Salaf cited Surah 2:188: “And do not consume one another’s wealth unjustly or send it [in bribery] to the rulers in order that [they might aid] you [to] consume a portion of the wealth of the people in sin, while you know [it is unlawful].’’
In addition, the Salaf press statement referred to Prophet Mohamed’s (pbuh) final sermon, in which he said, “O People, just as you regard this month, this day, this city as Sacred, so regard the life and property of every Muslim as a sacred trust. Return the goods entrusted to you to their rightful owners.”
Salaf noted that Islam protected personal property “to an extent that is not found in any other religion.”
The religious NGO contended that “formulating a law and taking people’s property whatever name it is done under is for a certainty haram.”
“Jamiyyathul Salaf would remind the Speaker of Parliament and all MPs that those who formulate such laws and those who assist them will without a doubt have to bear responsibility before Almighty Allah,” the Salaf statement warned.
It adds that there is consensus in the Islamic ummah (community) that “stealing property by compulsion with laws on taxes, duties and pension imposed on a Muslim’s property is definitely haram.”
Salaf warned that those who claimed personal property “for entertainment or as a sport” would face their old age with “no one to care for them.”
If the state believed that there was no other way to manage its finances but to “take taxes and duties from the halal income of Muslim citizens,” Salaf said that it implied “corruption and a failed economic policy” and was the sign of “a philosophy of enslavement.”

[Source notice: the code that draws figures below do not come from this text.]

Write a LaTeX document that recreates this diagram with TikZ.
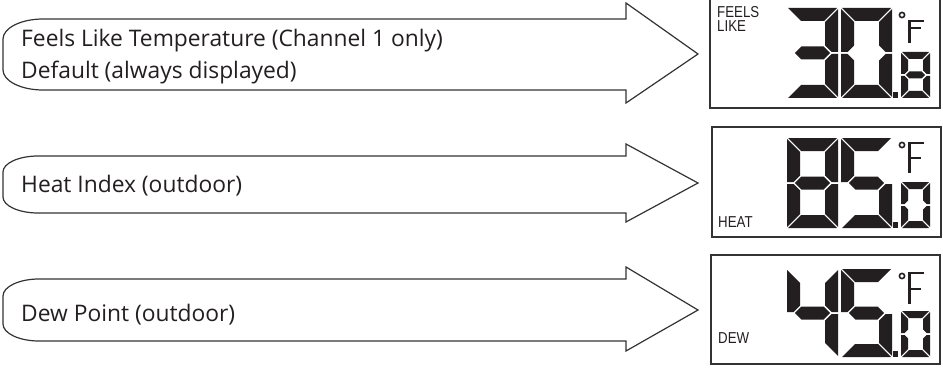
\documentclass[tikz,border=0pt]{standalone}
\usepackage{fontspec}
\setmainfont{Open Sans}
\newfontfamily\lcdfont[FakeStretch=0.84]{Liberation Sans}
\definecolor{ink}{HTML}{231F20}
\definecolor{edge}{HTML}{333333}
\tikzset{
  arrowshape/.style={draw=edge, line width=1.2pt, fill=white, line join=miter},
  lcdbox/.style={draw=edge, line width=1.3pt},
  lcd/.style={fill=ink},
  lcdline/.style={draw=ink, line width=2.2pt},
  maintext/.style={text=ink, inner sep=0pt, anchor=base west, font=\fontsize{22.8}{27}\selectfont},
  lcdtext/.style={text=ink, inner sep=0pt, anchor=base west, text depth=0pt, font=\lcdfont\fontsize{15.8}{18}\selectfont},
}
\def\dq{1.0}
\newcommand\lcdsega{\fill[lcd] ({\dq},0) -- ({\dW-\dq},0) -- ({\dW-\dT-\dq},{\dT}) -- ({\dT+\dq},{\dT}) -- cycle;}
\newcommand\lcdsegb{\fill[lcd] ({\dW},{\dq}) -- ({\dW},{\dM-\dq}) -- ({\dW-\dh},{\dM-\dq}) -- ({\dW-\dT},{\dM-\dh-\dq}) -- ({\dW-\dT},{\dT+\dq}) -- cycle;}
\newcommand\lcdsegc{\fill[lcd] ({\dW},{\dM+\dq}) -- ({\dW},{\dH-\dq}) -- ({\dW-\dT},{\dH-\dT-\dq}) -- ({\dW-\dT},{\dM+\dh+\dq}) -- ({\dW-\dh},{\dM+\dq}) -- cycle;}
\newcommand\lcdsegd{\fill[lcd] ({\dq},{\dH}) -- ({\dW-\dq},{\dH}) -- ({\dW-\dT-\dq},{\dH-\dT}) -- ({\dT+\dq},{\dH-\dT}) -- cycle;}
\newcommand\lcdsege{\fill[lcd] (0,{\dM+\dq}) -- (0,{\dH-\dq}) -- ({\dT},{\dH-\dT-\dq}) -- ({\dT},{\dM+\dh+\dq}) -- ({\dh},{\dM+\dq}) -- cycle;}
\newcommand\lcdsegf{\fill[lcd] (0,{\dq}) -- (0,{\dM-\dq}) -- ({\dh},{\dM-\dq}) -- ({\dT},{\dM-\dh-\dq}) -- ({\dT},{\dT+\dq}) -- cycle;}
\newcommand\lcdsegg{\fill[lcd] ({\dh+1.4*\dq},{\dM}) -- ({\dT+1.4*\dq},{\dM-\dh}) -- ({\dW-\dT-1.4*\dq},{\dM-\dh}) -- ({\dW-\dh-1.4*\dq},{\dM}) -- ({\dW-\dT-1.4*\dq},{\dM+\dh}) -- ({\dT+1.4*\dq},{\dM+\dh}) -- cycle;}
% x0, y0, W, H, T, segments
\newcommand{\lcddigit}[6]{%
  \begin{scope}[shift={(#1,#2)}]
    \pgfmathsetmacro\dW{#3}
    \pgfmathsetmacro\dH{#4}
    \pgfmathsetmacro\dT{#5}
    \pgfmathsetmacro\dh{#5/2}
    \pgfmathsetmacro\dM{#4/2}
    \foreach \s in {#6}{\csname lcdseg\s\endcsname}
  \end{scope}}
% top, bottom, headtop, headbottom, tipy, rx, ry
\newcommand{\bigarrow}[7]{%
  \draw[arrowshape] ({3+#6},#1) -- (626,#1) -- (626,#3) -- (698,#5) -- (626,#4) -- (626,#2) -- ({3+#6},#2)
    .. controls ({3+0.45*#6},#2) and (3,{#2-0.45*#7}) .. (3,{#2-#7}) -- (3,{#1+#7})
    .. controls (3,{#1+0.45*#7}) and ({3+0.45*#6},#1) .. ({3+#6},#1) -- cycle;}
% digit top y, F top offset
\newcommand{\degF}[2]{%
  \draw[ink, line width=1.6pt] (902,{#1+7}) circle (2.6);
  \draw[lcdline] (924,{#1+#2}) -- (909.5,{#1+#2}) -- (909.5,{#1+35});
  \draw[lcdline] (909.5,{#1+20}) -- (921,{#1+20});}
\begin{document}
\begin{tikzpicture}[x=1pt,y=-1pt]
\useasboundingbox (0,0) rectangle (943,369);
% arrows
\bigarrow{19}{90}{3}{103}{54}{40}{20}
\bigarrow{156}{213}{144}{222}{183}{35}{16}
\bigarrow{279}{341}{267}{351}{310}{36}{17}
\node[maintext] (t1) at (21,47) {Feels Like Temperature (Channel 1 only)};
\node[maintext] (t2) at (21,79) {Default (always displayed)};
\node[maintext] (t3) at (21,192) {Heat Index (outdoor)};
\node[maintext] (t4) at (21,321) {Dew Point (outdoor)};
% LCD boxes
\draw[lcdbox] (710,-3) rectangle (940,108);
\draw[lcdbox] (712,127) rectangle (941,237);
\draw[lcdbox] (711,255) rectangle (940,364);
% box 1: FEELS LIKE 30.8
\node[lcdtext] (l1) at (717,17.5) {FEELS};
\node[lcdtext] (l2) at (717,31.5) {LIKE};
\lcddigit{787}{8}{51}{90}{13}{a,b,c,d,g}
\lcddigit{841}{8}{51}{90}{13}{a,b,c,d,e,f}
\fill[lcd] (893,92) rectangle (898,98);
\lcddigit{901}{52}{29}{46}{7}{a,b,c,d,e,f,g}
\degF{8}{13}
% box 2: HEAT 85.0
\node[lcdtext] (l3) at (718,227) {HEAT};
\lcddigit{787}{138}{51}{90}{13}{a,b,c,d,e,f,g}
\lcddigit{841}{138}{51}{90}{13}{a,c,d,f,g}
\fill[lcd] (893,222) rectangle (898,228);
\lcddigit{901}{182}{29}{46}{7}{a,b,c,d,e,f}
\degF{138}{5}
% box 3: DEW 45.0
\node[lcdtext] (l4) at (718,343) {DEW};
\lcddigit{787}{269}{51}{88}{13}{b,c,f,g}
\lcddigit{841}{269}{51}{88}{13}{a,c,d,f,g}
\fill[lcd] (893,351) rectangle (898,357);
\lcddigit{901}{311}{29}{46}{7}{a,b,c,d,e,f}
\degF{269}{4}
\end{tikzpicture}
\end{document}
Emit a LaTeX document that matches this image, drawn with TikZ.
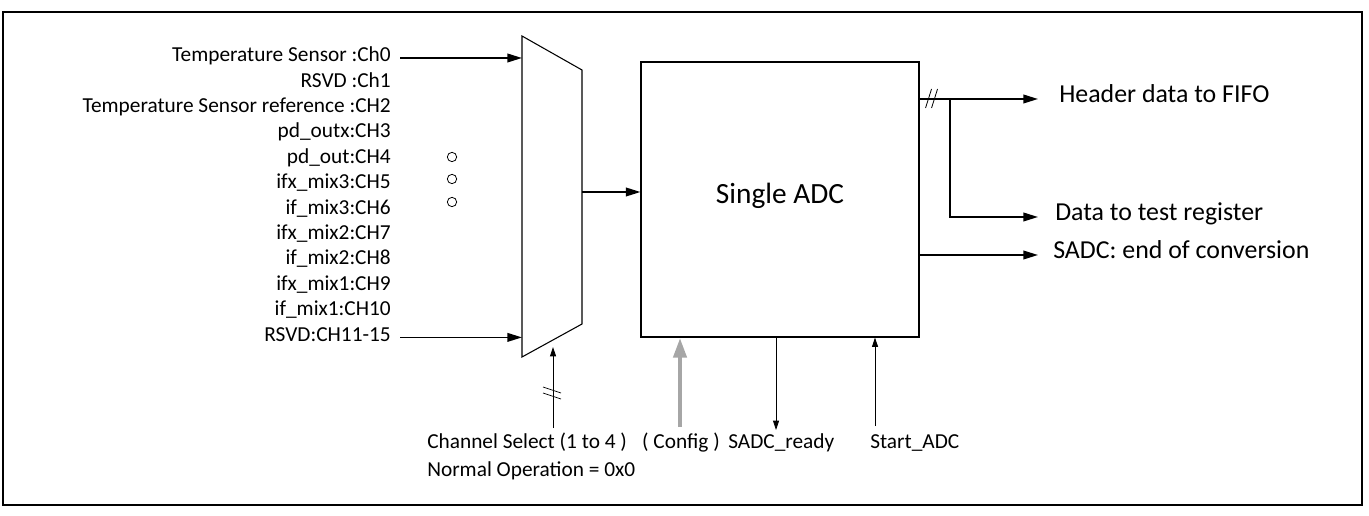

Press Secretary for the President Mohamed Zuhair observed that there were many civilised Muslim nations that had introduced direct taxation as well as import duties.
“Salaf should refer to the parliament on this issue, because the parliament cannot make any law against the tenets of Islam,” Zuhair suggested. “I believe that parliamentarians will keep to the tenets of Islam in drafting any law.”
Zuhair added that as Islam was the most modern of the three monotheistic religions, he did not believe taxation could be haram.